To define a utility function is to define a (direction towards a) goal. So a discussion of an AI with one, single, unchanging utility function is a discussion of an AI with one, single, unchanging goal. That isn't just unlike the intelligent organisms we know, it isn't even a failure mode of intelligent organisms we know. The nearest approximations we have are the least intelligent members of our species. - Two agents with identical utility functions are arguably functionally identical to a single agent that exists in two instances. Two agents with utility functions that are not identical are at best irrelevant to each other and at worst implacable enemies.
This enormously limits the interactions between agents and is again very different from the intelligent organisms we know, which frequently display intelligent behavior in exactly those instances where they interact with each other. We know communicating groups (or "hive minds") are smarter than their members, that's why we have institutions. AIs with utility functions as imagined by e.g. Yudkowsky cannot form these.
They can presumably create copies of themselves instead, which might be as good or even better, but we don't know that, because we don't really understand whatever it is exactly that makes institutions more intelligent than their members. It doesn't seem to be purely multiplied brainpower, because a person thinking for ten hours often doesn't find solutions that ten persons thinking together find in an hour. So if an AGI can multiply its own brainpower, that doesn't necessarily achieve the same result as thinking with others.
Now I'm not proposing an AGI should have nothing like a utility function, or that it couldn't temporarily adopt one. Utility functions are great for evaluating progress towards particular goals. Within well-defined areas of activity (such as playing Chess), even humans can temporarily behave as if they had utility functions, and I don't see why AGI shouldn't.
I'm also not saying that something like a paperclip maximizer couldn't be built, or that it could be stopped once underway. The AI alignment problem remains real.
I do contend that the paperclip maximizer wouldn't be an AGI, it would be narrow AI. It would have a goal, it would work towards it, but it would lack what we look for when we look for AGI. And whatever that is, I propose we don't find it within the space of things that can be described with (single, unchanging) utility functions.
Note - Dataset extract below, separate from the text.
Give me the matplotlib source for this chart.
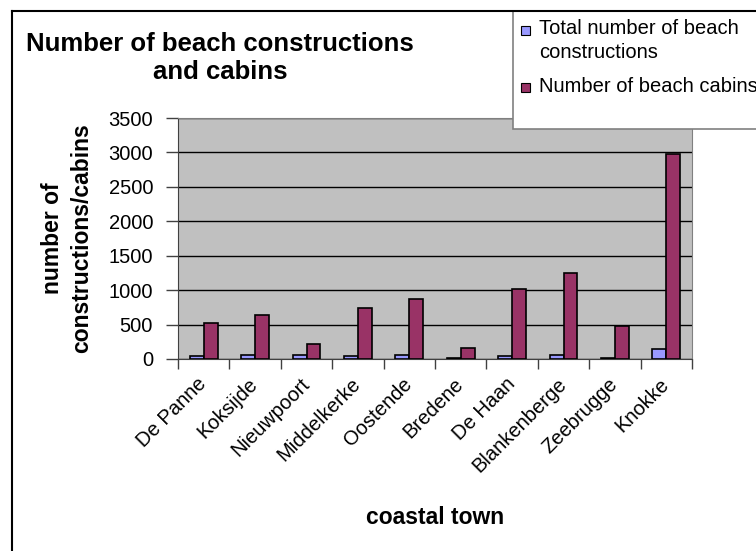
import numpy as np
import matplotlib
matplotlib.use('Agg')
import matplotlib.pyplot as plt
from matplotlib.patches import Rectangle
from matplotlib.lines import Line2D

plt.rcParams['font.family'] = ['Liberation Sans', 'DejaVu Sans']

# data
towns = ['De Panne', 'Koksijde', 'Nieuwpoort', 'Middelkerke', 'Oostende',
         'Bredene', 'De Haan', 'Blankenberge', 'Zeebrugge', 'Knokke']
total_constructions = [40, 65, 65, 40, 65, 20, 40, 65, 20, 140]
beach_cabins = [530, 645, 225, 735, 875, 160, 1020, 1250, 480, 2975]
y_ticks = [0, 500, 1000, 1500, 2000, 2500, 3000, 3500]

blue = '#9999FF'
maroon = '#993366'

W, H = 756, 551
fig = plt.figure(figsize=(W / 100, H / 100), dpi=100)
ax = fig.add_axes([178 / W, 1 - 359 / H, 514 / W, 241 / H])
ax.set_facecolor('#C0C0C0')

x = np.arange(len(towns))
bw = 0.27
ax.bar(x - bw / 2, total_constructions, bw, color=blue, edgecolor='black', linewidth=1.2, zorder=3)
ax.bar(x + bw / 2, beach_cabins, bw, color=maroon, edgecolor='black', linewidth=1.2, zorder=3)

ax.set_xlim(-0.5, len(towns) - 0.5)
ax.set_ylim(0, 3500)
ax.set_yticks(y_ticks)
ax.set_yticklabels([str(v) for v in y_ticks], fontsize=14.5)
ax.yaxis.grid(True, color='black', linewidth=1, zorder=1)
ax.set_axisbelow(True)

# category ticks on the boundaries, labels at centers
ax.set_xticks(np.arange(len(towns) + 1) - 0.5)
ax.set_xticklabels([])
ax.set_xticks(x, minor=True)
ax.set_xticklabels(towns, minor=True, rotation=45, ha='right', va='center',
                   rotation_mode='anchor', fontsize=14.5)
ax.tick_params(axis='x', which='minor', length=0, pad=16)
ax.tick_params(axis='x', which='major', length=7, width=1, color='#404040', direction='out')
ax.tick_params(axis='y', length=9, width=1, color='#404040', pad=9)

for s in ['top', 'right']:
    ax.spines[s].set_color('#808080')
for s in ['left', 'bottom']:
    ax.spines[s].set_color('#404040')

ax.set_ylabel('number of\nconstructions/cabins', fontsize=16.5, fontweight='bold',
              va='center', ha='center', linespacing=1.3)
ax.yaxis.set_label_coords((67 - 178) / 514, 0.5)
ax.set_xlabel('coastal town', fontsize=16.5, fontweight='bold', va='center')
ax.xaxis.set_label_coords(0.5, -(518 - 359) / 241)

fig.text(220 / W, 1 - 58 / H, 'Number of beach constructions\nand cabins',
         ha='center', va='center', fontsize=18.5, fontweight='bold', linespacing=1.25)

# legend box, partly cut off at the right like the original
fig.add_artist(Rectangle((513 / W, 1 - 129 / H), 300 / W, 118 / H, transform=fig.transFigure,
                         facecolor='white', edgecolor='#808080', linewidth=1.2, zorder=5))
fig.add_artist(Rectangle((521 / W, 1 - 35 / H), 9 / W, 9 / H, transform=fig.transFigure,
                         facecolor=blue, edgecolor='black', linewidth=0.8, zorder=6))
fig.add_artist(Rectangle((521 / W, 1 - 92 / H), 9 / W, 9 / H, transform=fig.transFigure,
                         facecolor=maroon, edgecolor='black', linewidth=0.8, zorder=6))
fig.text(539 / W, 1 - 40.5 / H, 'Total number of beach\nconstructions', ha='left', va='center',
         fontsize=14.5, linespacing=1.3, zorder=7)
fig.text(539 / W, 1 - 87 / H, 'Number of beach cabins', ha='left', va='center',
         fontsize=14.5, zorder=7)

# chart area frame (right and bottom edges fall outside the picture)
fig.add_artist(Line2D([12 / W, 12 / W], [0, 1 - 11 / H], transform=fig.transFigure,
                      color='black', linewidth=1.5, zorder=8))
fig.add_artist(Line2D([12 / W, 1], [1 - 11 / H, 1 - 11 / H], transform=fig.transFigure,
                      color='black', linewidth=1.5, zorder=8))

fig.savefig('out.png', dpi=100)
And there are other places we could look. Maybe some of it is in whatever it is exactly that makes institutions more intelligent than their members. Maybe some of it is in why organisms (especially learning ones) play - playfulness and intelligence seem correlated, and playfulness has that incoherence that may be protective against paperclip-maximizer-like failure modes. I don't know.
The basic problem is the endemic confusion between the map, the UF as a way of modelling an entity, and the territory. the UF as an architectural feature that makes certain things happen.
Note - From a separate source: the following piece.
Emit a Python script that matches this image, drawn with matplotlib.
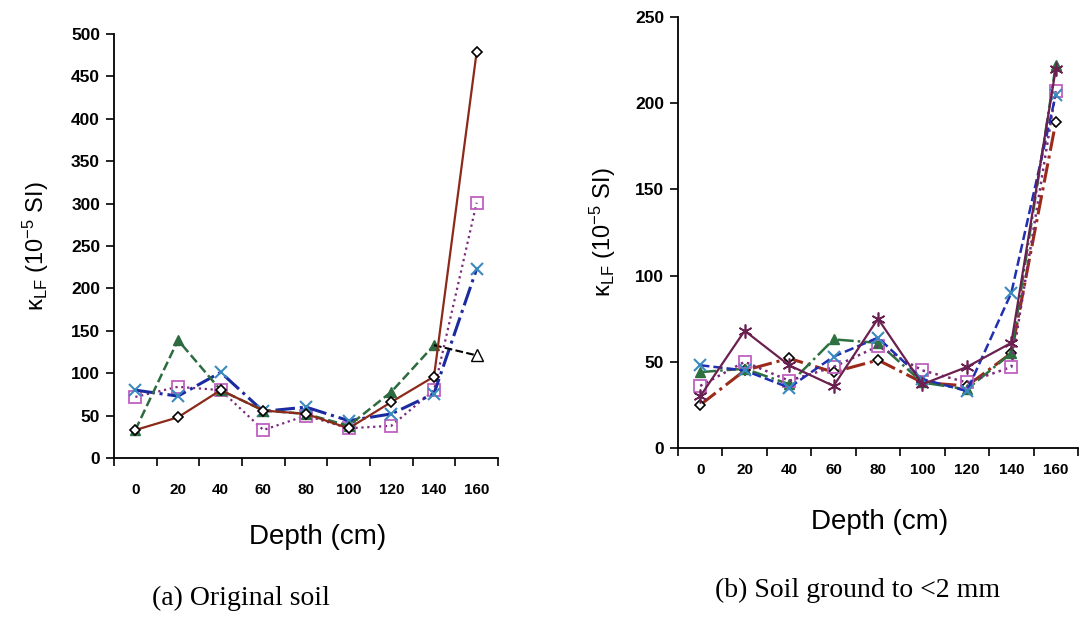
import matplotlib
matplotlib.use('Agg')
import matplotlib.pyplot as plt
from matplotlib.ticker import FixedLocator, NullFormatter

plt.rcParams['font.family'] = ['Liberation Sans', 'DejaVu Sans']
plt.rcParams['mathtext.fontset'] = 'custom'
plt.rcParams['mathtext.rm'] = 'Liberation Sans'
plt.rcParams['mathtext.it'] = 'Liberation Sans:italic'

depth = ['0', '20', '40', '60', '80', '100', '120', '140', '160']

# (a) original soil
a_diamond = [33, 48, 80, 56, 52, 35, 66, 96, 479]
a_square = [72, 84, 80, 33, 50, 35, 38, 80, 301]
a_cross = [80, 73, 101, 55, 60, 44, 52, 76, 223]
a_triangle = [33, 139, 80, 56, 52, 38, 78, 133, 121]

# (b) soil ground to <2 mm
b_diamond = [25, 45, 52, 44, 51, 38, 36, 55, 189]
b_square = [36, 50, 39, 47, 59, 45, 38, 47, 207]
b_cross = [48, 45, 35, 53, 64, 40, 33, 90, 205]
b_triangle = [44, 46, 37, 63, 61, 38, 34, 55, 222]
b_star = [30, 68, 48, 36, 75, 37, 47, 61, 220]

W, H = 1083, 618
fig = plt.figure(figsize=(W / 100, H / 100), dpi=100)


def box(x0, y0, x1, y1):
    return [x0 / W, 1 - y1 / H, (x1 - x0) / W, (y1 - y0) / H]


def style_axes(ax, ymax, pad):
    n = len(depth)
    ax.set_xlim(-0.5, n - 0.5)
    ax.set_ylim(0, ymax)
    for side in ['top', 'right']:
        ax.spines[side].set_visible(False)
    for side in ['left', 'bottom']:
        ax.spines[side].set_linewidth(1.3)
    ax.xaxis.set_major_locator(FixedLocator([i - 0.5 for i in range(n + 1)]))
    ax.xaxis.set_major_formatter(NullFormatter())
    ax.set_xticks(range(n), depth, minor=True)
    ax.tick_params(axis='x', which='major', length=6, width=1.2, direction='out')
    ax.tick_params(axis='x', which='minor', length=0, pad=pad, labelsize=11)
    ax.tick_params(axis='y', length=6, width=1.2, labelsize=12.5, pad=4)
    for lab in ax.get_xticklabels(minor=True) + ax.get_yticklabels():
        lab.set_fontweight('bold')
    ax.set_ylabel('κ$_{\\mathrm{LF}}$ (10$^{-5}$ SI)', fontsize=17)


x = range(len(depth))

ax1 = fig.add_axes(box(114, 34, 498, 458))
ax1.plot(x, a_square, ':', color='#7a2a7a', lw=1.6, marker='s', ms=8,
         mfc='none', mec='#c060c0', mew=1.3)
ax1.plot(x, a_cross, '-.', color='#1a2aa0', lw=2.2, marker='x', ms=9,
         mec='#3a8ac0', mew=1.5)
ax1.plot(x[:-1], a_triangle[:-1], '--', color='#2e6b40', lw=1.8, marker='^', ms=7,
         mfc='#2e6b40', mec='#2e6b40')
ax1.plot(x[-2:], a_triangle[-2:], '--', color='black', lw=1.5, marker='^', ms=8,
         mfc='white', mec='black', markevery=[1])
ax1.plot(x, a_diamond, '-', color='#8b2a1a', lw=1.6, marker='D', ms=5,
         mfc='white', mec='black', mew=1.2)
style_axes(ax1, 500, 18)
ax1.set_yticks(range(0, 501, 50))
ax1.yaxis.set_label_coords(-0.165, 0.5)

ax2 = fig.add_axes(box(678, 17, 1078, 448))
ax2.plot(x, b_diamond, '-.', color='#9b2a1a', lw=2.2, marker='D', ms=5,
         mfc='white', mec='black', mew=1.2)
ax2.plot(x, b_triangle, '-.', color='#2e7040', lw=1.8, marker='^', ms=7,
         mfc='#2e7040', mec='#2e7040')
ax2.plot(x, b_square, ':', color='#7a2a7a', lw=1.8, marker='s', ms=8,
         mfc='none', mec='#c060c0', mew=1.3)
ax2.plot(x, b_cross, '--', color='#2030b0', lw=1.8, marker='x', ms=9,
         mec='#3a8ac0', mew=1.5)
ax2.plot(x, b_star, '-', color='#6a2050', lw=1.6, marker=(6, 2, 0), ms=10,
         mec='#6a2050', mew=1.2)
style_axes(ax2, 250, 11)
ax2.set_yticks(range(0, 251, 50))
ax2.yaxis.set_label_coords(-0.15, 0.5)

fig.text(318 / W, 1 - 537 / H, 'Depth (cm)', ha='center', va='center', fontsize=20)
fig.text(880 / W, 1 - 522 / H, 'Depth (cm)', ha='center', va='center', fontsize=20)
fig.text(241 / W, 1 - 598 / H, '(a) Original soil', ha='center', va='center',
         fontsize=20, family='Liberation Serif')
fig.text(858 / W, 1 - 590 / H, '(b) Soil ground to <2 mm', ha='center', va='center',
         fontsize=20, family='Liberation Serif')

fig.savefig('out.png', dpi=100)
It seems to you that entities with simple and obvious goal directed behaviour (as seen from the outside) have or need UFs, and entities that don't. don't. But there isn't a fixed connection between the way things seem from the outside, and the way they work.
From the outside, any system that succeeds in doing anything specialised can be thought of, or described as a relatively general purpose system that has been constrained down to a more narrow goal by some other system. For instance, a chess -playing system maybe described as a general purpose problem-solver that has been trained on chess. To say its UF defines a goal of winning at chess is the "map" view.
However, it might well be .. in terms of the territory ... in terms of what is going on inside the black box.. a special purpose system that has been specifically coded for chess, has no ability to do anything else, and therefore does not any kind of reward channel or training system to keep it focused on chess. So the mere fact that a system, considered from the outside as a black box, does some specific thing, is not proof that it has a UF, and therefore not a proof that anyone has succeeded in loading values or goals into its UF.
Taking an outside view of a system as possessing a UF (in the spirit or Dennett's "intentional stance") will only give correct predictions if everything works correctly. The essential point is that you need a fully accurate picture of what is going in inside a black box in order to predict its behaviour under all circumstances .. but pictures that are inaccurate in various ways can be good enough for restricted sets of circumstances.
Here's an analogy: suppose that machinery, including domestic appliances, were made of an infinitely malleable substance called Utlronium, say, and were constrained into some particular form, such a a kettle or toaster, by a further gadget called a Veeblefetzer. So long as a kettle functions as a kettle, I can regard it as Ultronium+Veeblefetzer ensemble. However, such ensembles support different counterfactuals to real kettles. For instance. if the veeblefetzer on my kettle fritzes it could suddenly reconfigure it into something else, a toaster or a spice rack -- but that is not possible for an ordinary kettle that is not made of Ultronium.
The converse case to an entity seeming to have a UF just because it fulfils some apparent purpose is an entity that seems not to have a UF because its behaviour is complex and perhaps seemingly random. A UF in the territory sense does not have to be simple, and a complex UF can include higher level goals, such as "seek variety" or "revise your lower level goals from time to time", so the lack of an obvious UF as judged externally does not imply the lack of a UF in the gold-standard sense of an actual component.
The actual possession of a UF is much more relevant to AI safety than being describable in terms of a UF. If an AI doesn't actually have a UF, you can't render it safe by fixing its UF.